Originally Posted by
bohpilot
We are having a real active discussion at work on upset recovery training on a jet and in particular High angle of attack when inverted. My understanding has always been that even when you are inverted with an high angle of attach on the wing you have to unload the wing by "pushing".
The argument comes back that if you "push" when you are inverted then you are going to make the situation worse.
Would welcome some advice.
As in any airplane in any attitude, if you want to unload the wing (and move away from a stall) you have to move the stick toward the middle, in order to reduce the AOA. If the stick is back and the AOA is high, that means moving it forward. In the high attitude inverted situation, this will allow the (presumably) low-speed critical airplane to pitch below the horizon (via the natural, longitudinal stability, or "lawn darting" if you will) with an AOA close to zero, and therefore a stall speed close to zero. Just the way you want it.
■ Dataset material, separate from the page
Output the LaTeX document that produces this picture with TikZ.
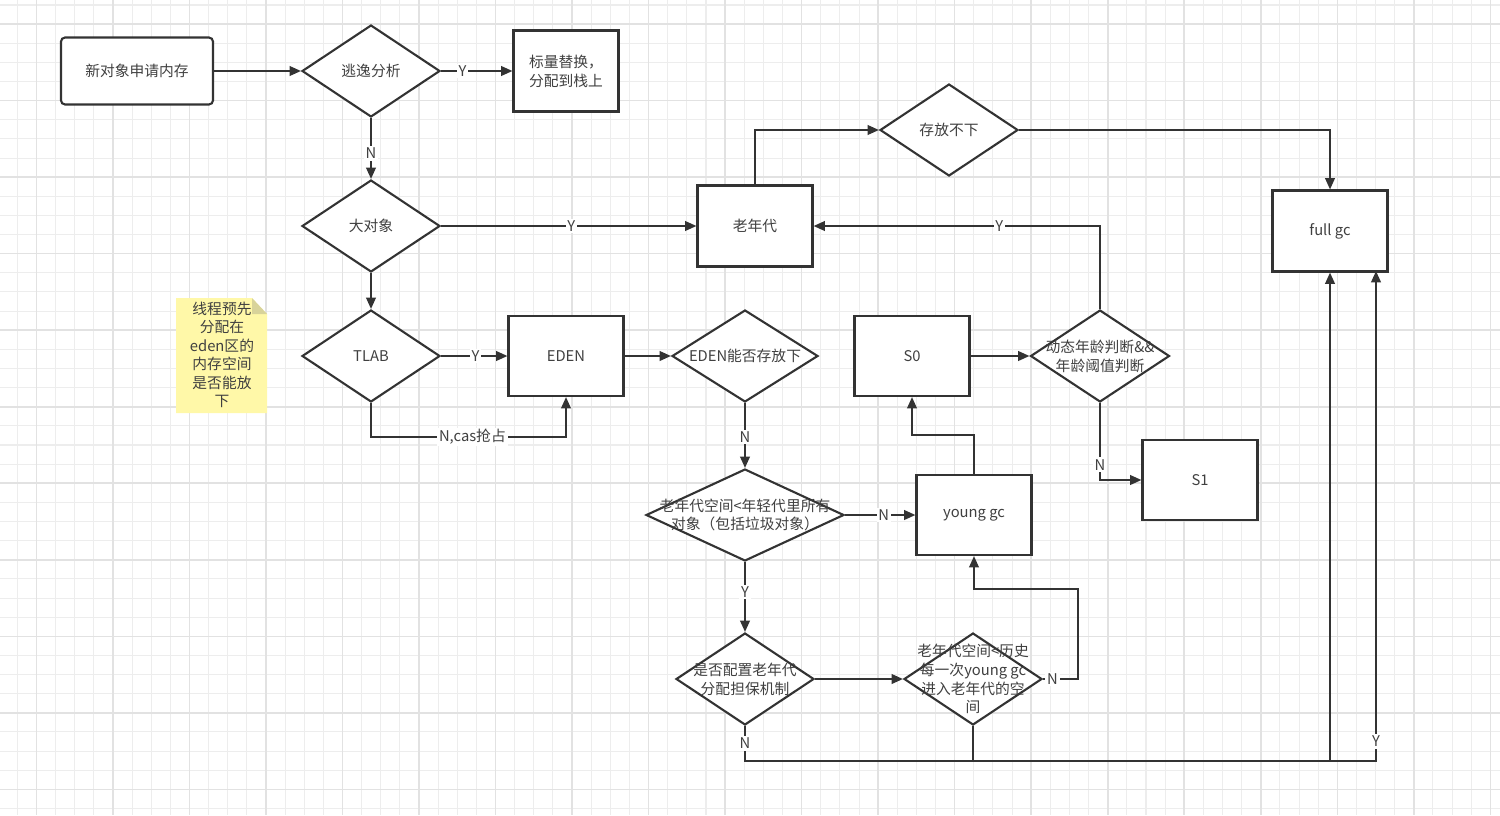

In any technical discussion by non-engineers, a lot of (even basic) detail can get lost in assumptions and mistellings. You didn't say what your friend says will be made worse, but I'll take a stab. He probably took "push" to mean more than moving the stick forward toward neutral, but rather past neutral and even more forward into negative AOA and therefore negative G. That could then prevent the nose from coming below the horizon, and force the speed to decay even more (not to mention what will happen inside a transport plane at negative G).